Volkswagen is throwing all its chips down on electric

VW's new ID.4 crossover gets a recharge. The company has bet its future on electric. Jens Schlueter/Getty Images

Volkswagen Group seemed so confident of its grand plan for global domination in 2014. Through the sheer force of his imperious personality, Ferdinand Piech—the grandson of Ferdinand Porsche—had overhauled Germany’s quasi-nationalized carmaker into a global powerhouse of marquee brands, all micromanaged by a cliquey circle of courtiers gathered in Wolfsburg around Piech and his chief lieutenant, Martin Winterkorn. Billions had been staked on “clean diesel” as a solution to increasingly stringent carbon-dioxide standards, and VW was starting to gain traction in its tireless campaign to spread the diesel religion beyond its traditional domain in Europe. Virtually every automaker had an expansion of diesel offerings in its future plans for North America.

Then VW steamed full-speed ahead into an iceberg of its own making. The diesel scandal sent the company reeling, the tab for fines and other make-good costs now at $34 billion and counting. Piech stepped down in 2015 and died in 2019. Winterkorn departed a few months after Piech and is currently awaiting trial in Germany on fraud charges. The industry subsequently shredded its diesel plans. VW completely revamped its management structure to decentralize power and give more say to individual markets to determine their own product mix (one reason VW of America is finally fleshing out its anemic lineup of crossovers), and the company seems intent on unwinding Piech’s vaunted portfolio of luxury brands.

Croatian electric supercar maker Rimac is in talks to take Bugatti. Lamborghini is reportedly being considered for a possible public offering, much as Fiat Chrysler Automobiles (FCA) spun Ferrari off to the public markets. Another VW possession, Bentley—which has said it will be all-electric by 2030—has been absorbed by Audi, where it will share in the fruits of Audi’s so-called Artemis Project to produce new technologies for electric and autonomous vehicles. The first Artemis platform, code-named “Landjet” and due in 2024, will be a seven-seat electric flagship that will go to Audi, Bentley, and Porsche.

2021 ID-4 Fuel Station Charging by pumps
Volkswagen

Volkswagen’s sudden change in course is astounding in its breadth.
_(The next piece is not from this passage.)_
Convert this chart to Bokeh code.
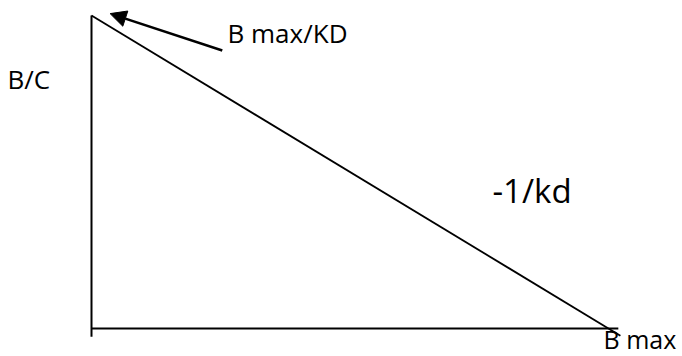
from bokeh.plotting import figure
from bokeh.models import Range1d, Arrow, NormalHead, Label
from bokeh.embed import file_html
from bokeh.resources import INLINE

# Scatchard plot: B/C against B, a straight line falling from Bmax/KD to Bmax
bmax = 1.0            # x-intercept (B max)
bmax_over_kd = 1.0    # y-intercept (B max/KD)
slope = -bmax_over_kd / bmax   # -1/kd
overshoot = 0.023     # the line runs a little past the x-axis

axis_labels = ["B/C", "B max"]
note_labels = ["B max/KD", "-1/kd"]

# pixel scale of the drawing: origin at (91, 328), 517 px per unit in x, 313 px per unit in y
X0, Y0, SX, SY = 91, 328, 517, 313


def px(xp, yp):
    return (xp - X0) / SX, (Y0 - yp) / SY


p = figure(width=682, height=356, output_backend="svg", toolbar_location=None,
           x_range=Range1d(-X0 / SX, (682 - X0) / SX),
           y_range=Range1d(-(356 - Y0) / SY, Y0 / SY),
           min_border=0, x_axis_location=None, y_axis_location=None)
p.outline_line_color = None
p.xgrid.visible = False
p.ygrid.visible = False
p.background_fill_color = "white"
p.border_fill_color = "white"

# axes drawn as plain lines
p.line([0, 0], [bmax_over_kd, -0.026], line_color="black", line_width=2)
p.line([0, bmax * 1.019], [0, 0], line_color="black", line_width=2)

# binding line
x_end = bmax * (1 + overshoot)
p.line([0, x_end], [bmax_over_kd, bmax_over_kd + slope * x_end],
       line_color="black", line_width=1.8)

# arrow pointing at the y-intercept
p.add_layout(Arrow(end=NormalHead(size=16, fill_color="black", line_color="black"),
                   x_start=0.253, y_start=0.888, x_end=0.036, y_end=bmax_over_kd * 1.006,
                   line_color="black", line_width=2.5))

font = "Open Sans"


def label(text, xp, yp, size):
    x, y = px(xp, yp)
    p.add_layout(Label(x=x, y=y, text=text, text_font=font, text_font_size=size,
                       text_baseline="alphabetic", text_color="black"))


label(note_labels[0], 227, 32, "26px")
label(axis_labels[0], 7, 78, "26px")
label(note_labels[1], 492, 190, "33px")
label(axis_labels[1], 603, 338, "25px")

open("out.html", "w").write(file_html(p, INLINE))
In its most recent five-year plan, announced this past November, VW said it will wager a staggering $87 billion on electrification and software development. The latter is deemed necessary if VW is to catch its current arch nemesis, Tesla, whose huge range numbers are partly the result of its leading battery-management software. The forthcoming Volkswagen ID.4 small crossover, the first vehicle the U.S. will see out of this electrification drive, is said to be hobbled by inadequate software such that its range at launch will be significantly less than the similarly sized Tesla Model Y.

No doubt that’s one reason VW’s market valuation hovers around $94 billion, far less than Tesla’s gobsmacking $540 billion and about half that of Toyota’s, which built fewer vehicles in 2019 than VW and appears to be behind in electrification. Indeed, investors seem a little concerned that Volkswagen is unleashing massive resources—resources only available to a colossus that built 29,652 vehicles per day in 2019—to swat Tesla, all based on potentially pie-in-the-sky projections that the world will see 26 million full-electric vehicles in production per year by 2030. That would represent more than a 12-fold increase from the 2.1 million built in 2019, with all of the associated changes to the battery supply chain and charging infrastructure needed to make it happen. If this gamble doesn’t pay off, VW may be doomed without massive intervention from the German state.

Well, you certainly can’t fault the company for a lack of commitment. Perhaps Dieselgate was a blessing in a $34 billion disguise. VW sorely needed changes, and if electrics are indeed the future, maybe an iceberg to the face is just what it took for VW to prepare for it.